Experimental and numerical study on premixed partially dissociated ammonia mixtures. Part II: Numerical study of premixed combustion characteristics

Abstract

Adding dissociated ammonia (NH3) is an effective way to improve the combustion properties of NH3. Research on the laminar burning velocity of partially dissociated NH3 mixtures was shown in part I. In order to further explore the feasibility of enhancing ammonia combustion by adding dissociated ammonia, several essential combustion properties were numerically studied in part Ⅱ of this study. The burned gas Markstein length was obtained by the experiment and theoretical calculation, and the relevant combustion parameters such as adiabatic flame temperature, heat release rate and NO formation were calculated by planar flame simulation. Results show that the Markstein length increases with the increasing dissociating degree on the lean side, but decreases under rich conditions, which is mainly due to the determination of flame thickness, effective Lewis number and Zel’dovich number.

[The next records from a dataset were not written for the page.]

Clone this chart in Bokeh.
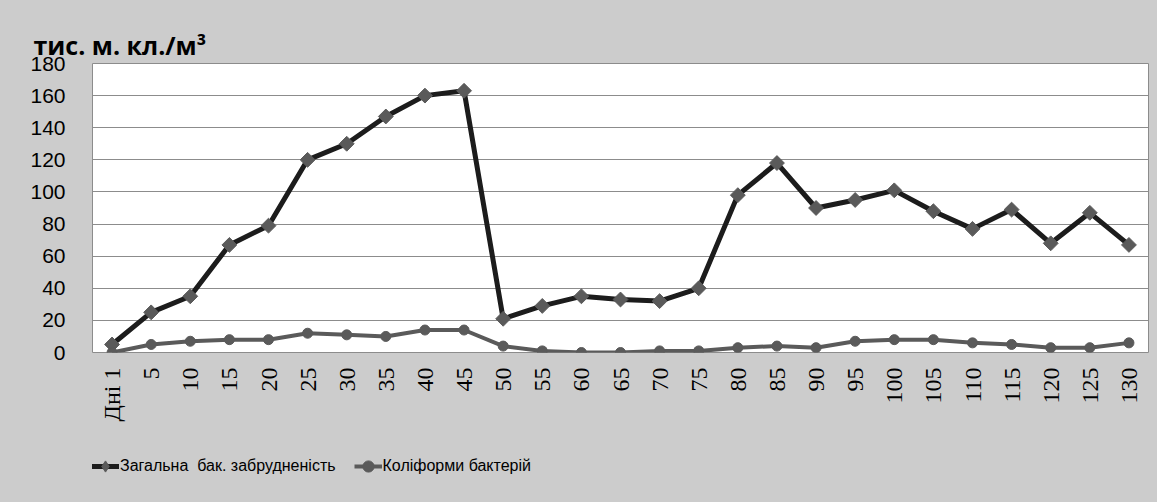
import math
from bokeh.plotting import figure
from bokeh.layouts import column
from bokeh.models import FactorRange, Range1d, SingleIntervalTicker, Legend, LegendItem, ColumnDataSource
from bokeh.embed import file_html
from bokeh.resources import INLINE

# ---- data ----
days = ["Дні 1", "5", "10", "15", "20", "25", "30", "35", "40", "45", "50", "55", "60", "65",
        "70", "75", "80", "85", "90", "95", "100", "105", "110", "115", "120", "125", "130"]
total_bac = [5, 25, 35, 67, 79, 120, 130, 147, 160, 163, 21, 29, 35, 33,
             32, 40, 98, 118, 90, 95, 101, 88, 77, 89, 68, 87, 67]
coliforms = [0, 5, 7, 8, 8, 12, 11, 10, 14, 14, 4, 1, 0, 0,
             1, 1, 3, 4, 3, 7, 8, 8, 6, 5, 3, 3, 6]
series_names = ["Загальна  бак. забрудненість", "Коліформи бактерій"]
y_title = "тис. м. кл./м³"

BG = "#cccccc"
DARK = "#1c1c1c"
GREY = "#5a5a5a"

src = ColumnDataSource(dict(day=days, total=total_bac, coli=coliforms))


def add_series(fig, diamond_marker, diamond_size, diamond_angle):
    a = fig.line("day", "total", source=src, line_color=DARK, line_width=5)
    b = fig.scatter("day", "total", source=src, marker=diamond_marker, size=diamond_size,
                    angle=diamond_angle, fill_color=GREY, line_color=GREY)
    c = fig.line("day", "coli", source=src, line_color=GREY, line_width=4)
    d = fig.scatter("day", "coli", source=src, marker="circle", size=10,
                    fill_color=GREY, line_color=GREY)
    return a, b, c, d


p = figure(width=1157, height=440, output_backend="svg", toolbar_location=None,
           x_range=FactorRange(factors=days, range_padding=0),
           y_range=Range1d(0, 180),
           min_border_left=92, min_border_right=9, min_border_top=63, min_border_bottom=88)

p.background_fill_color = "white"
p.border_fill_color = BG
p.outline_line_color = "#8c8c8c"
p.outline_line_width = 1

# title
p.title.text = y_title
p.title.text_font = "Open Sans"
p.title.text_font_style = "bold"
p.title.text_font_size = "25px"
p.title.text_color = "black"
p.title.align = "left"
p.title.offset = -59
p.title.standoff = 3

# grid
p.xgrid.grid_line_color = None
p.ygrid.grid_line_color = "#8c8c8c"
p.ygrid.grid_line_width = 1

# y axis
p.yaxis.ticker = SingleIntervalTicker(interval=20)
p.yaxis.axis_line_color = None
p.yaxis.major_tick_line_color = None
p.yaxis.minor_tick_line_color = None
p.yaxis.major_tick_out = 0
p.yaxis.major_tick_in = 0
p.yaxis.major_label_standoff = 23
p.yaxis.major_label_text_font = "Liberation Sans"
p.yaxis.major_label_text_font_size = "21px"
p.yaxis.major_label_text_color = "black"

# x axis
p.xaxis.axis_line_color = None
p.xaxis.major_tick_line_color = None
p.xaxis.minor_tick_line_color = None
p.xaxis.major_tick_out = 0
p.xaxis.major_tick_in = 0
p.xaxis.major_label_orientation = math.pi / 2
p.xaxis.major_label_standoff = 15
p.xaxis.major_label_text_font = "Liberation Serif"
p.xaxis.major_label_text_font_size = "24px"
p.xaxis.major_label_text_color = "black"

add_series(p, "square", 10.5, math.pi / 4)

# ---- legend strip: same series, out of its visible y window, carries the legend ----
pl = figure(width=1157, height=62, output_backend="svg", toolbar_location=None,
            x_range=FactorRange(factors=days, range_padding=0), y_range=Range1d(1000, 1001),
            x_axis_location=None, y_axis_location=None,
            min_border_left=0, min_border_right=0, min_border_top=0, min_border_bottom=0)
pl.background_fill_color = BG
pl.border_fill_color = BG
pl.outline_line_color = None
pl.grid.grid_line_color = None
g1l, g1m, g2l, g2m = add_series(pl, "diamond", 14, 0)

legend = Legend(items=[LegendItem(label=series_names[0], renderers=[g1l, g1m]),
                       LegendItem(label=series_names[1], renderers=[g2l, g2m])],
                orientation="horizontal", location=(-1, 21),
                background_fill_alpha=0, border_line_color=None,
                padding=0, margin=0, spacing=18, glyph_width=28, glyph_height=30,
                label_standoff=1, label_text_font="Liberation Sans",
                label_text_font_size="16px", label_text_color="black")
pl.add_layout(legend, "center")

layout = column(p, pl, spacing=0, styles={"background-color": BG})
open("out.html", "w").write(file_html(layout, INLINE))
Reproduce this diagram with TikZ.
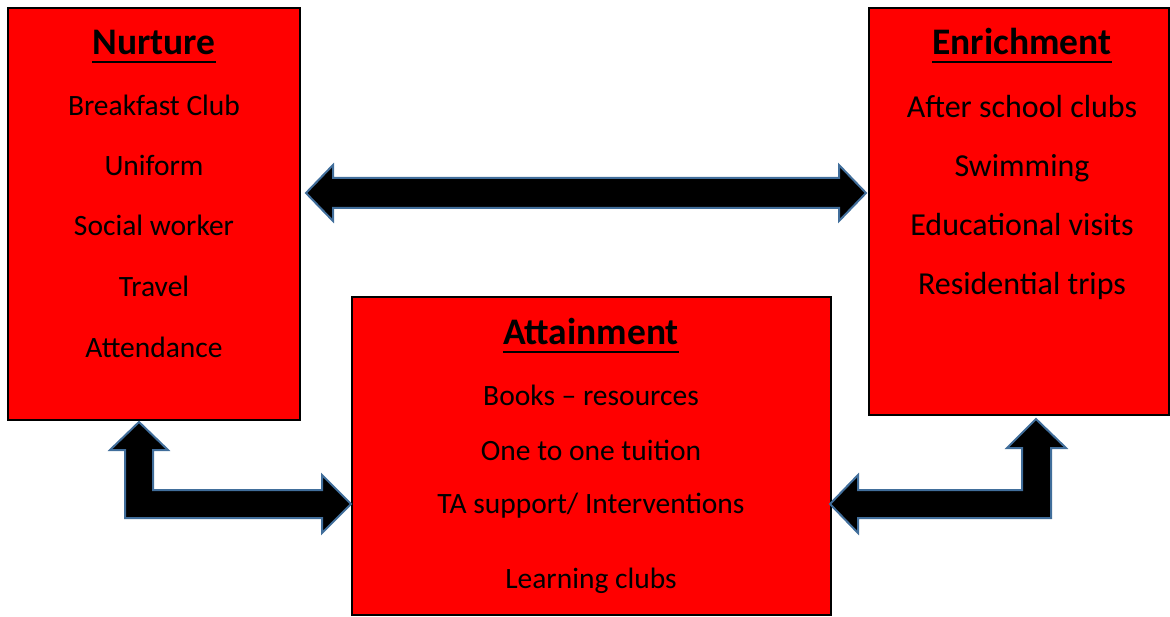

The addition of dissociated NH3 increases the mixture heating value, but the combustion efficiency decreases slightly. The primary exothermic elementary reactions in the combustion are gradually replaced by the reactions in the H2 system, and the exothermic process shifts to a lower temperature with the increase of dissociating degree. NO is the main NOx emission, the formation of NO is determined by the concentration of the O/H radicals and NH3, its mole fraction first increases and then decreases with the increase of dissociating degree. Moreover, the NO emission on the rich side only decreases slightly under high dissociating degree conditions, which is different from the significant plummet under the low and medium dissociating degree conditions.